Frank and Rau (1990) determined the quantum yields and made model calculations for the half-life value in surface water in central Europe. Between summer and winter the half-lives varied between 5 and 480 hours. Svenson et al (1989) estimated a half-live of 11 minutes at the top layer of a water body in early summer.

In field studies at the Swiss river Glatt half-lives varied between 20 – 100 minutes for summer and winter respectively (Kari 1994).


Other metal complexes like Co(III) and Mn(II) showed much slower rates of photodecomposition, whereas complexes with Zn, Cu and Ca appear inert to photodegradation (Kari, 1994).


In the EU RAR a worst case approach is used with a half-life of 20 days for the Fe(III)-EDTA complex only. Based on studies of Kari (1994) a separation of photolytical stable and unstable EDTA species can be made and 25- 50% of EDTA is discharged as the unstable Fe(III)-complex. In the estimation for the regional PEC it is assumed that in the environment 75 % will end in a stable form (mainly Ca), whereas 25% is degraded with a half-live of 20 days.

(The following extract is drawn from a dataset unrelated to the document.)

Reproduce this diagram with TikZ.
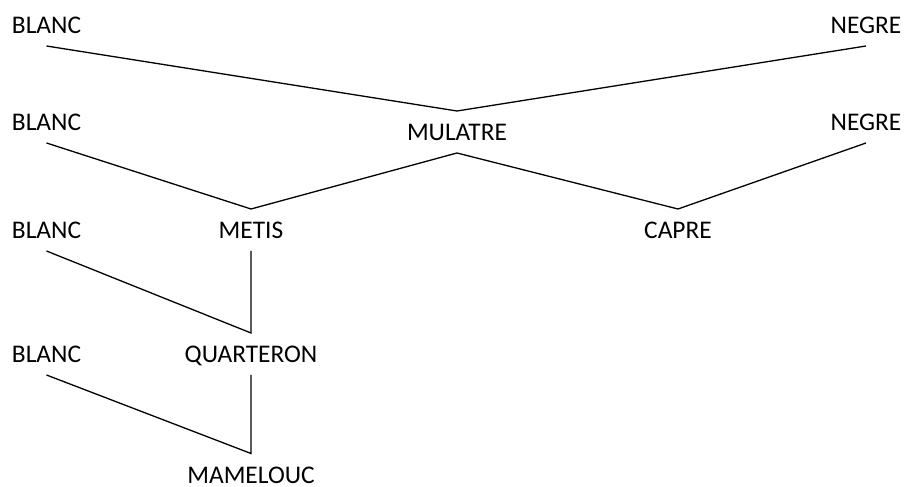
\documentclass[tikz,border=0pt]{standalone}
\usepackage{fontspec}
\setmainfont{Carlito}
\usetikzlibrary{positioning}
\tikzset{%
   race/.style={anchor=base, inner sep=0mm, outer sep=0mm, text height=15pt, text depth=6pt, font=\fontsize{12.7}{15}\selectfont},
   lien/.style={draw=black, line width=0.65pt},
}

\begin{document}
\begin{tikzpicture}[x=0.5pt, y=0.5pt]
      \useasboundingbox (0,0) rectangle (906,487);
      \node[race] (b1) at (46.5,453) {BLANC};
      \node[race] (n1) at (866,453) {NEGRE};
      \node[race] (b2) at (46.5,356) {BLANC};
      \node[race] (mu) at (457,346) {MULATRE};
      \node[race] (n2) at (866,356) {NEGRE};
      \node[race] (b3) at (46.5,248) {BLANC};
      \node[race] (me) at (251,248) {METIS};
      \node[race] (ca) at (678,248) {CAPRE};
      \node[race] (b4) at (46.5,124) {BLANC};
      \node[race] (qu) at (251,124) {QUARTERON};
      \node[race] (ma) at (251,3.5) {MAMELOUC};
      \draw[lien] (b1.south) -- (mu.north) -- (n1.south);
      \draw[lien] (b2.south) -- (me.north) -- (mu.south);
      \draw[lien] (mu.south) -- (ca.north) -- (n2.south);
      \draw[lien] (b3.south) -- (qu.north) -- (me.south);
      \draw[lien] (b4.south) -- (ma.north) -- (qu.south);
   \end{tikzpicture}
\end{document}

This approach is conservative because it does not take in consideration that after degradation of Fe(III)-EDTA, the Fe(III) can become available again for displacement of stable Ca-complexes. The rate of displacement will of course depend mainly on the pH and the relative concentrations of various metal ions in the specific surface water. The above figures show that at variations of pH between pH 7 and 8 there will be almost equal amounts of Ca- en Fe EDTA complex, so molecules Fe(III)-EDTA that are degraded will be replaced until all EDTA has disappeared.